The DOL’s current proposed rule would rescind the 2011 changes, allowing these employers to utilize mandatory tip-pools that include employees who do not traditionally receive direct tips. Specifically, according to the DOL’s fact sheet, the proposed rule would revise 29 CFR §§531.52, 531.54, and 531.59, provisions that impose restrictions on employers that pay a direct cash wage of at least the full federal minimum wage and do not claim a tip credit under the FLSA. The current proposal applies only to employers that pay a full minimum wage and do not take a tip credit. The NPRM does not propose any new requirements or restrictions on employers, according to the DOL.
The proposed rule would not change the rules as applied to employers that do take the tip credit. If a tip credit is taken, then the sharing of tips between tipped and non-tipped employees is still prohibited.

Circuit split

The Obama-era tip rule caused much consternation in the restaurant industry, in particular, and sparked a considerable amount of litigation challenging both the substance of the provision as well as the DOL’s authority to promulgate it with respect to employers that do not use the tip credit, in light of the clear language of the FLSA, which places restrictions on the use of tips only as to employers that take the statutory tip credit.
Most notably, in Oregon Restaurant and Lodging Association v. Perez, a divided Ninth Circuit reversed a federal district court’s order invalidating the 2011 revisions, with the majority reasoning that the FLSA’s “clear silence as to employers who do not take a tip credit has left room for the DOL to promulgate the 2011 rule.” Subsequently, the full Ninth Circuit denied a petition for en banc rehearing of this 2016 decision, with 10 judges dissenting from the denial. In its latest NPRM, the DOL noted the strength of the dissent’s objections. The National Restaurant Association has filed a petition for certiorari in the Supreme Court (National Restaurant Association v. Department of Labor, No. 16-920), one of two certiorari petitions currently pending in the Supreme Court challenging the 2011 DOL regulation. Most recently, in Marlow v. The New Food Guy, Inc. —a June 2017 case that did not involve tip-pooling but rather, challenged an employer’s right to retain an employee’s gratuities—the Tenth Circuit held the DOL overstepped its authority when it implemented the 2011 rule categorically prohibiting employers from retaining tips regardless of whether they take the tip credit.

Current rulemaking

In its NPRM, the DOL said it is now “seriously concerned that it incorrectly construed the statute in promulgating the tip credit regulations that apply to such employers.” The agency first indicated that it planned to revoke the 2011 rule in its July semi-annual agenda; on July 20, the DOL issued a non-enforcement policy noting it would no longer enforce the provision against employers that pay tipped workers the full minimum wage, pending completion of this rulemaking.
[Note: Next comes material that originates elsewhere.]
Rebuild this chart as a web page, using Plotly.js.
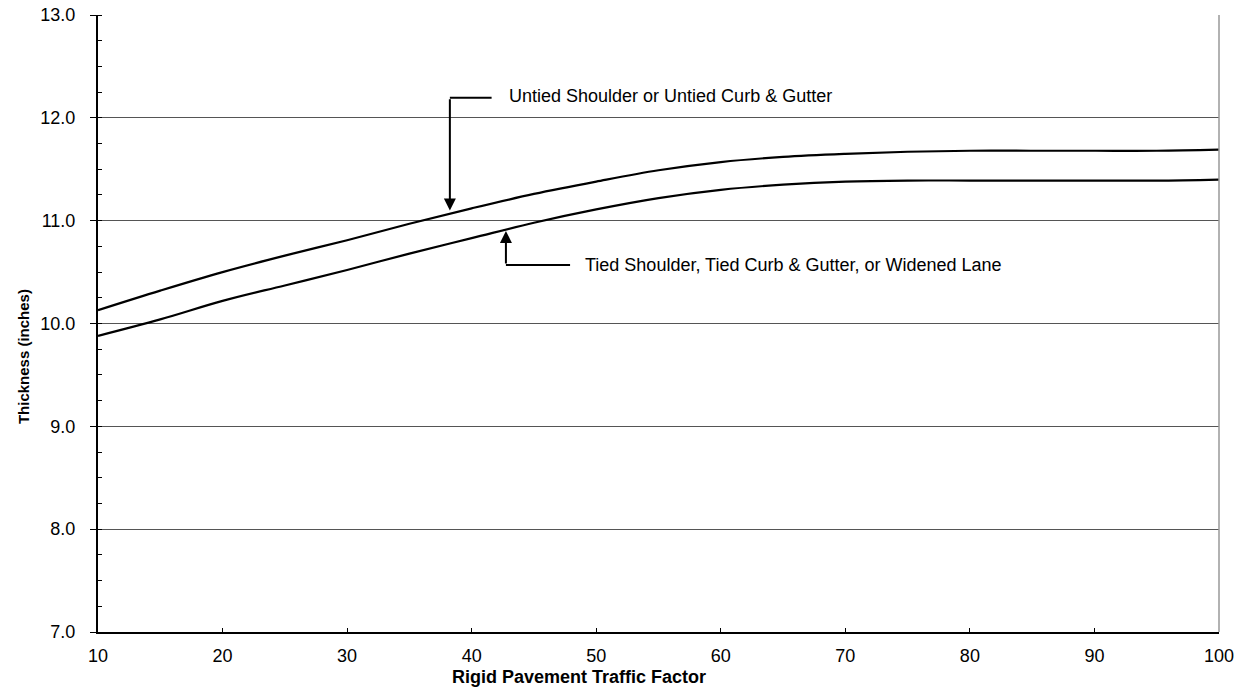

The DOL also explained in its NPRM that, since 2011, there have been numerous state law changes requiring employers to pay their tipped employees a direct cash wage of at least the federal minimum wage rate; these changes have left even greater numbers of service industry employers unable to claim a tip credit but nonetheless subjected to the tip-pool restrictions. The agency cited these developments in asserting the need for its current rulemaking.
“The proposed rule would allow employers to distribute customer tips to larger tip pools that include non-tipped workers, such as cooks and dishwashers,” the DOL said. “This would likely increase the earnings of those employees who are newly added to the tip pool and further incentivize them to provide good customer service. The proposed rule would additionally provide employers greater flexibility in determining pay practices for tipped and non-tipped workers. It also may allow for a reduction in wage disparities among employees who all contribute to the customers’ experience.”
The new rule also would make it clear that when employers do not claim a tip credit, and pay a full hourly wage that satisfies the statutory minimum, “the treatment and disposition of tips is a matter of agreement between the employer and employees or of state law.”

Comment request

The 30-day comment period will end January 4, 2018. Comments may be submitted at Written comments, with supporting data, if possible, are to be directed to Melissa Smith, Director of the Division of Regulations, Legislation, and Interpretation, Wage and Hour Division, U.S. Department of Labor, Room S-3502, 200 Constitution Avenue, NW, Washington, DC 20210. The DOL encourages interested persons to submit their comments electronically. Submit only one copy of the comment, by only one method (e.g., persons submitting comments electronically are encouraged not to submit paper copies).